SUPPLIED MATERIAL:

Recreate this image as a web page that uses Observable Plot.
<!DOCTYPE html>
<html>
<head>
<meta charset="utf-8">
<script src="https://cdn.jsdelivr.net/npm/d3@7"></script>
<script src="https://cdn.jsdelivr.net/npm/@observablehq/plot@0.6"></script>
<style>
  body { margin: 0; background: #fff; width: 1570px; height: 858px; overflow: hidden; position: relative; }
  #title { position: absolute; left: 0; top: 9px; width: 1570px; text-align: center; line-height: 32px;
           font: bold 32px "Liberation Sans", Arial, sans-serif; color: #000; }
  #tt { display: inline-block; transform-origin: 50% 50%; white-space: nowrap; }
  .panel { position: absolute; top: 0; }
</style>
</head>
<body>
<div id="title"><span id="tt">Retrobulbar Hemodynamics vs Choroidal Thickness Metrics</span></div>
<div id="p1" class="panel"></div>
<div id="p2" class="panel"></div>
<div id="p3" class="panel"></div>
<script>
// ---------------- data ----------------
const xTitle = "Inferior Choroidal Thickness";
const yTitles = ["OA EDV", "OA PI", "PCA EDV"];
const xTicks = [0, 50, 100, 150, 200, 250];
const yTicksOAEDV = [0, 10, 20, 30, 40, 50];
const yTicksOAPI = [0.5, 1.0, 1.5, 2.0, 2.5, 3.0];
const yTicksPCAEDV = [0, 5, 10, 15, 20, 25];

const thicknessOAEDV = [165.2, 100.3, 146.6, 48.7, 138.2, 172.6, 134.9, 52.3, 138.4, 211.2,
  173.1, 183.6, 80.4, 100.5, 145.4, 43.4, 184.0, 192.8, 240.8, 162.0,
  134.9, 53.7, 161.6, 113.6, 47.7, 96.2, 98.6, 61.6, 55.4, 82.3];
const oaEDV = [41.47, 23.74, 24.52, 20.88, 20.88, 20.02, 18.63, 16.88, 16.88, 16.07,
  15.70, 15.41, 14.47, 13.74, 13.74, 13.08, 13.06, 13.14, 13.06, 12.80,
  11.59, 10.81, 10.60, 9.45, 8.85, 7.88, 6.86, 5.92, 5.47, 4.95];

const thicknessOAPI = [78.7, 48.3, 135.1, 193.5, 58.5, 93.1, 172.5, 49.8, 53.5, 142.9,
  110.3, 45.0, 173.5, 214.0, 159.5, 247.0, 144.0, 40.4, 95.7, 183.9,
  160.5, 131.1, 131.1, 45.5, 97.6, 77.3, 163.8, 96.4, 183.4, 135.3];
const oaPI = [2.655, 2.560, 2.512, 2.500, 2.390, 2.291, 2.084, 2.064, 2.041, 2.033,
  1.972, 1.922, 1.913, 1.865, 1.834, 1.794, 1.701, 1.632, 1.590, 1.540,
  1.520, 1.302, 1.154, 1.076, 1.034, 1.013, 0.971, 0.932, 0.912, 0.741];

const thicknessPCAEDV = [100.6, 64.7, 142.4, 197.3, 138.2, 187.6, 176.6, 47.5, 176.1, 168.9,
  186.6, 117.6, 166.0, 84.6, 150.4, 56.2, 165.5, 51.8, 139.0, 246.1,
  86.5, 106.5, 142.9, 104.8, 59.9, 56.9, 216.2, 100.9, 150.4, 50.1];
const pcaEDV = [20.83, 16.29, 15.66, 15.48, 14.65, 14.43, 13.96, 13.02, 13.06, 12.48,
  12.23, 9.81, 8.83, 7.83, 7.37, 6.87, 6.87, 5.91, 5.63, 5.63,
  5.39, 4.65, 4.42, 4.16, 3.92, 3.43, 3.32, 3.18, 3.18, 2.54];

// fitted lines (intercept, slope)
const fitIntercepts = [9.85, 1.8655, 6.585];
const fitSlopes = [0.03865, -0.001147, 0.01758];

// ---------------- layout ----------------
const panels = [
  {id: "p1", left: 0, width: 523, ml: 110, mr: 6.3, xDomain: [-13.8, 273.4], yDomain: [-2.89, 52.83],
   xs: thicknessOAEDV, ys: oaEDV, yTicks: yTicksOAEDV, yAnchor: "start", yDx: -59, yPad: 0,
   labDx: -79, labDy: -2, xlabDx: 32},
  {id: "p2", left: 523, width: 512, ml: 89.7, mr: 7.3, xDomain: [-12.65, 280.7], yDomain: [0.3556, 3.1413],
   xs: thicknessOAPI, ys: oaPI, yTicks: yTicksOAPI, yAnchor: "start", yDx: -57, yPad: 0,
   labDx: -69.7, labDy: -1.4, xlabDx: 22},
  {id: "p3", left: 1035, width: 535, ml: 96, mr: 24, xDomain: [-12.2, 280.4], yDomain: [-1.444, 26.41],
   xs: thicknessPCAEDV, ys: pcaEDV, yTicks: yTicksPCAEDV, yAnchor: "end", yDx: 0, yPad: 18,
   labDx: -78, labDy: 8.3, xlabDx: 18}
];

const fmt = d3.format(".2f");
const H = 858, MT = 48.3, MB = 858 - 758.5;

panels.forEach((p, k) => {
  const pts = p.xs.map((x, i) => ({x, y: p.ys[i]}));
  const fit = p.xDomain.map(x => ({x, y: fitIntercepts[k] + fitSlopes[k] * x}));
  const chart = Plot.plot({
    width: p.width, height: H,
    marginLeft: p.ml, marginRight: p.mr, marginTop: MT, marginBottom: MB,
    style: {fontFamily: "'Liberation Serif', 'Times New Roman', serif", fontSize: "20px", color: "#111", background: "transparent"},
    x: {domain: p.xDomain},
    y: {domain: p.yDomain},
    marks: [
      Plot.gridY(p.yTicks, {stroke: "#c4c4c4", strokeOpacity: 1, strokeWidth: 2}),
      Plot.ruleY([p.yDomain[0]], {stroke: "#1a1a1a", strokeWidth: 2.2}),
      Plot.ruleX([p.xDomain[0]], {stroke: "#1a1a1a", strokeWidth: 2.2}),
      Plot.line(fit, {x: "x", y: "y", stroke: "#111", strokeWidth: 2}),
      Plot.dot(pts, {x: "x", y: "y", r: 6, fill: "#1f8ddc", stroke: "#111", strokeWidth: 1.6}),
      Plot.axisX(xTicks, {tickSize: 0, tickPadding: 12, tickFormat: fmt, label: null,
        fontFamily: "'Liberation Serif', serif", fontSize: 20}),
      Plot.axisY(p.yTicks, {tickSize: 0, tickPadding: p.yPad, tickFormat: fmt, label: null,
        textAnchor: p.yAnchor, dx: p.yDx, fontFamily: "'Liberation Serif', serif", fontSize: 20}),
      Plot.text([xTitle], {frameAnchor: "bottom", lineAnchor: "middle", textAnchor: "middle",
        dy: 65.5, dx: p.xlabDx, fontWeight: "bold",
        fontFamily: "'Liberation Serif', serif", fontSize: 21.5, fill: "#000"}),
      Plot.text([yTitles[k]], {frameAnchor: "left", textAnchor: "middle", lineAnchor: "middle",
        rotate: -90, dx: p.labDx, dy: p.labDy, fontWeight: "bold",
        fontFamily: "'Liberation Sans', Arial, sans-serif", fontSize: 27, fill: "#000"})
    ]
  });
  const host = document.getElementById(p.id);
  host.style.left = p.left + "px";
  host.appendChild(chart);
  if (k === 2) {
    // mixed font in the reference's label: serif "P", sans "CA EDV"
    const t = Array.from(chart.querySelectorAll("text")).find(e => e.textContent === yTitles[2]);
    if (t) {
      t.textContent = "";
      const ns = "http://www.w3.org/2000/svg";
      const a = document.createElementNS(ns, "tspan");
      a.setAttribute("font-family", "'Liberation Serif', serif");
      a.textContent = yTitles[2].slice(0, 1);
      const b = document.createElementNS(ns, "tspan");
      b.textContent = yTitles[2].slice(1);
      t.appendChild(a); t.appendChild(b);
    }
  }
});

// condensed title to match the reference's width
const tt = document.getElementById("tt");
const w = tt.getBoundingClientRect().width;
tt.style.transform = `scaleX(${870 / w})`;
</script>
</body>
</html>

EXERCISE AIM:
Everything from the first line through the line containing "0.932, 0.912, 0.741];" should be quoted exactly, and nothing beyond it.

ANSWER TO THIS PROBLEM:
Recreate this image as a web page that uses Observable Plot.
<!DOCTYPE html>
<html>
<head>
<meta charset="utf-8">
<script src="https://cdn.jsdelivr.net/npm/d3@7"></script>
<script src="https://cdn.jsdelivr.net/npm/@observablehq/plot@0.6"></script>
<style>
  body { margin: 0; background: #fff; width: 1570px; height: 858px; overflow: hidden; position: relative; }
  #title { position: absolute; left: 0; top: 9px; width: 1570px; text-align: center; line-height: 32px;
           font: bold 32px "Liberation Sans", Arial, sans-serif; color: #000; }
  #tt { display: inline-block; transform-origin: 50% 50%; white-space: nowrap; }
  .panel { position: absolute; top: 0; }
</style>
</head>
<body>
<div id="title"><span id="tt">Retrobulbar Hemodynamics vs Choroidal Thickness Metrics</span></div>
<div id="p1" class="panel"></div>
<div id="p2" class="panel"></div>
<div id="p3" class="panel"></div>
<script>
// ---------------- data ----------------
const xTitle = "Inferior Choroidal Thickness";
const yTitles = ["OA EDV", "OA PI", "PCA EDV"];
const xTicks = [0, 50, 100, 150, 200, 250];
const yTicksOAEDV = [0, 10, 20, 30, 40, 50];
const yTicksOAPI = [0.5, 1.0, 1.5, 2.0, 2.5, 3.0];
const yTicksPCAEDV = [0, 5, 10, 15, 20, 25];

const thicknessOAEDV = [165.2, 100.3, 146.6, 48.7, 138.2, 172.6, 134.9, 52.3, 138.4, 211.2,
  173.1, 183.6, 80.4, 100.5, 145.4, 43.4, 184.0, 192.8, 240.8, 162.0,
  134.9, 53.7, 161.6, 113.6, 47.7, 96.2, 98.6, 61.6, 55.4, 82.3];
const oaEDV = [41.47, 23.74, 24.52, 20.88, 20.88, 20.02, 18.63, 16.88, 16.88, 16.07,
  15.70, 15.41, 14.47, 13.74, 13.74, 13.08, 13.06, 13.14, 13.06, 12.80,
  11.59, 10.81, 10.60, 9.45, 8.85, 7.88, 6.86, 5.92, 5.47, 4.95];

const thicknessOAPI = [78.7, 48.3, 135.1, 193.5, 58.5, 93.1, 172.5, 49.8, 53.5, 142.9,
  110.3, 45.0, 173.5, 214.0, 159.5, 247.0, 144.0, 40.4, 95.7, 183.9,
  160.5, 131.1, 131.1, 45.5, 97.6, 77.3, 163.8, 96.4, 183.4, 135.3];
const oaPI = [2.655, 2.560, 2.512, 2.500, 2.390, 2.291, 2.084, 2.064, 2.041, 2.033,
  1.972, 1.922, 1.913, 1.865, 1.834, 1.794, 1.701, 1.632, 1.590, 1.540,
  1.520, 1.302, 1.154, 1.076, 1.034, 1.013, 0.971, 0.932, 0.912, 0.741];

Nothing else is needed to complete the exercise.